--- START Given data ---

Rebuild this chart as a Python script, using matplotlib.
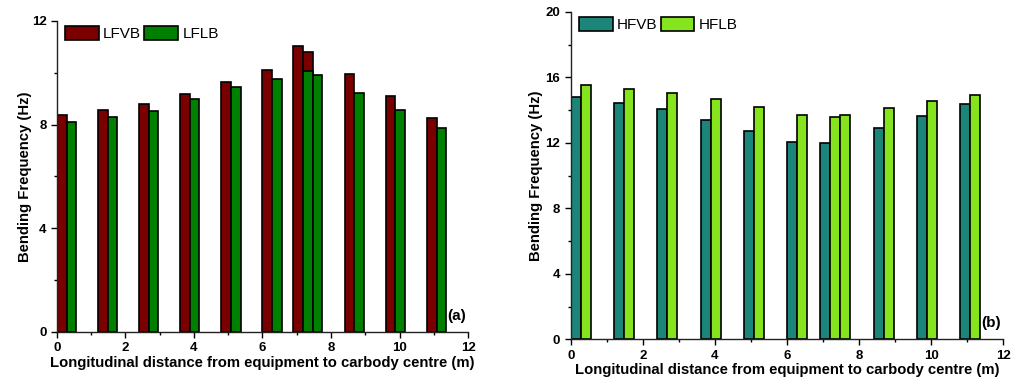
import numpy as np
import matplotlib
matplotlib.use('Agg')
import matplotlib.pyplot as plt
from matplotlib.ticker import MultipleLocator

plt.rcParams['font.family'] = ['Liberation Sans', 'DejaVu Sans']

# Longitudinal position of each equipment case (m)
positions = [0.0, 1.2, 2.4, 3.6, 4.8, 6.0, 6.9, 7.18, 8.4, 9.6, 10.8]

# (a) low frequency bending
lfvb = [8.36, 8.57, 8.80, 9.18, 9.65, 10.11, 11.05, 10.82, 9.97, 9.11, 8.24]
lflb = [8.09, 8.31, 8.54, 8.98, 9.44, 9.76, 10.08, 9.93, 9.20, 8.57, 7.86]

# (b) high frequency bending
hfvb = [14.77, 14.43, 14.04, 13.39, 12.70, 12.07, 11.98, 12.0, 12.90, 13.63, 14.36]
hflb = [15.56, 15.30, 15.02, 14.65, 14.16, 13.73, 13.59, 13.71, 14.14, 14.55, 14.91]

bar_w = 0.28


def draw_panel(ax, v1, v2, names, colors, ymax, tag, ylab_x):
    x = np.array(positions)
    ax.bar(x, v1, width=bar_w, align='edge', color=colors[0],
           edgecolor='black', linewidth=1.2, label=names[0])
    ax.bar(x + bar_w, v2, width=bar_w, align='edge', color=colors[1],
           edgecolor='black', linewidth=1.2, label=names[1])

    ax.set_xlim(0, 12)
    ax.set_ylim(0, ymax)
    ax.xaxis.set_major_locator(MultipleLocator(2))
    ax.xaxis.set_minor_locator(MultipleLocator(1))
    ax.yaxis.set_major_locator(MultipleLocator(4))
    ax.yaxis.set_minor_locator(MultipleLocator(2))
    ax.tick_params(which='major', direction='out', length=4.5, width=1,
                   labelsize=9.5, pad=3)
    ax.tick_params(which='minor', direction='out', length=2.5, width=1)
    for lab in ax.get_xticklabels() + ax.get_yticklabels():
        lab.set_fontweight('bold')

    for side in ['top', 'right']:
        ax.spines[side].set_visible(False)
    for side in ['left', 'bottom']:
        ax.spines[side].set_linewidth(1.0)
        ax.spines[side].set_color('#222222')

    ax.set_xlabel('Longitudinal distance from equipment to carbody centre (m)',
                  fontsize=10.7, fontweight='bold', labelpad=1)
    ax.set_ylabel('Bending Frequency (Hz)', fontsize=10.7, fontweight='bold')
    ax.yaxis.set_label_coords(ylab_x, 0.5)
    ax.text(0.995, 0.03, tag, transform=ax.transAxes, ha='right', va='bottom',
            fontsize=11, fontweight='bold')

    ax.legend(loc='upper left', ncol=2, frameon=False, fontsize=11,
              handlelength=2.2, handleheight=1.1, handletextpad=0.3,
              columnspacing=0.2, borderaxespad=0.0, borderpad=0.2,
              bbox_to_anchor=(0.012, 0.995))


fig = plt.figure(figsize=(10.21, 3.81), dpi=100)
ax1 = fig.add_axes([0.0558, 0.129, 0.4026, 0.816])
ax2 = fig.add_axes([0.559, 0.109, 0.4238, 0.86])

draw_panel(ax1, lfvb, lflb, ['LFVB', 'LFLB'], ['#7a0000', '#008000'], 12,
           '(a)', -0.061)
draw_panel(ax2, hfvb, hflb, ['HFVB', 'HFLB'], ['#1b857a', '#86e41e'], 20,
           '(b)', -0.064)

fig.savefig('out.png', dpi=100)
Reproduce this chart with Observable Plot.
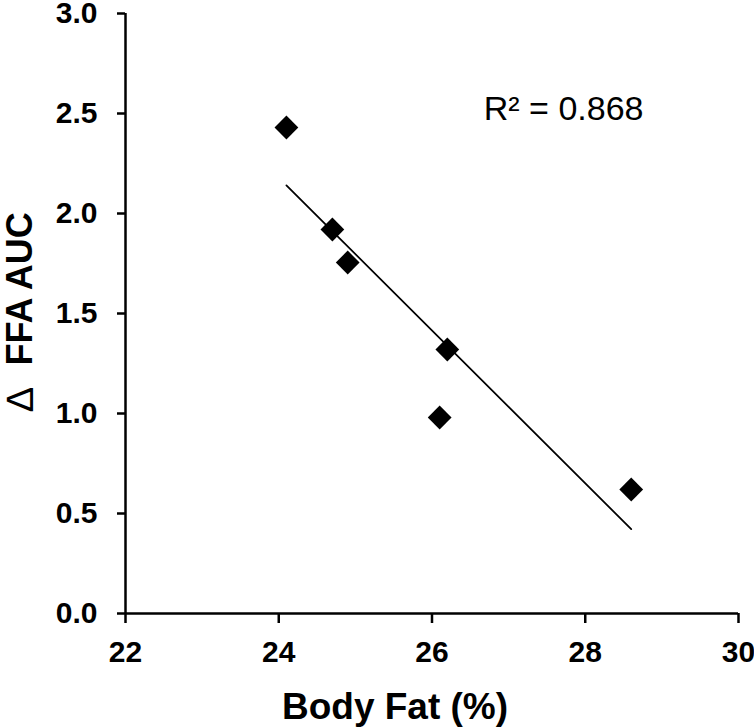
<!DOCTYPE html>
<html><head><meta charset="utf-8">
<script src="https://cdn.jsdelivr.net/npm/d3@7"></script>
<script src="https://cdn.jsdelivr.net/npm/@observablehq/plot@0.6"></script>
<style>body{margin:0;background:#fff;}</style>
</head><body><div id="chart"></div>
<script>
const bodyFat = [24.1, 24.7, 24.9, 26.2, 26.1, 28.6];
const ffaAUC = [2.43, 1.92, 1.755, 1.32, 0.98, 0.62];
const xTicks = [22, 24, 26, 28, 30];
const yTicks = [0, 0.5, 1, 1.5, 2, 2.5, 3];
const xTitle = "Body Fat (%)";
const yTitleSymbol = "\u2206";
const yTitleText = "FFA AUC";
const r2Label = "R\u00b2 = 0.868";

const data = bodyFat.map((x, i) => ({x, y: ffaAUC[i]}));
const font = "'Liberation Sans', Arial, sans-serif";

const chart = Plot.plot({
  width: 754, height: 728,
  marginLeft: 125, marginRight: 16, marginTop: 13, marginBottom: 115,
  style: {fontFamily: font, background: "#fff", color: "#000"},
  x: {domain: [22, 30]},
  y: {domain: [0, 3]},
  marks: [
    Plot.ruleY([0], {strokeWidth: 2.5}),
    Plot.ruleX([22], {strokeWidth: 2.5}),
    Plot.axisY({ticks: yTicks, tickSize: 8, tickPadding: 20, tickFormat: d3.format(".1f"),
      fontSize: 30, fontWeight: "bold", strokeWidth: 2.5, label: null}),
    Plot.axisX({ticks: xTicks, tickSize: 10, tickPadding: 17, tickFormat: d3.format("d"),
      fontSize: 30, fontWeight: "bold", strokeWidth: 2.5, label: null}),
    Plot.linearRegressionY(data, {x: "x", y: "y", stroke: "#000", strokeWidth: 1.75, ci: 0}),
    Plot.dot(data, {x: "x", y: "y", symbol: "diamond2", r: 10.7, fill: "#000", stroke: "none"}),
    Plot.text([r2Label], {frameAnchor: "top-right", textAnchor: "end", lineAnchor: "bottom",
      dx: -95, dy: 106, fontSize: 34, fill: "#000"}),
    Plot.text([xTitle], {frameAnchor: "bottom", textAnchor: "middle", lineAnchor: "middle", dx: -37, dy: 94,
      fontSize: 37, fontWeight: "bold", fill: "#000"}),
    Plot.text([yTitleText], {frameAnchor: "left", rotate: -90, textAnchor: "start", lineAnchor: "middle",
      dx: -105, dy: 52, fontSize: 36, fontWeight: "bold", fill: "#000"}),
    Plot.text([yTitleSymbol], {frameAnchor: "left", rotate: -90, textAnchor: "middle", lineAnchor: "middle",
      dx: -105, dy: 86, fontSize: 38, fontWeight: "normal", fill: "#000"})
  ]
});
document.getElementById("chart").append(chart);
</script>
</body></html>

--- END Given data ---

Problem:
Repeat exactly the lines from the first line of the records above through the line containing "plt.rcParams['font.family'] = ['Liberation", leaving out the pictures.

Reply to the exercise:
Rebuild this chart as a Python script, using matplotlib.
import numpy as np
import matplotlib
matplotlib.use('Agg')
import matplotlib.pyplot as plt
from matplotlib.ticker import MultipleLocator

plt.rcParams['font.family'] = ['Liberation Sans', 'DejaVu Sans']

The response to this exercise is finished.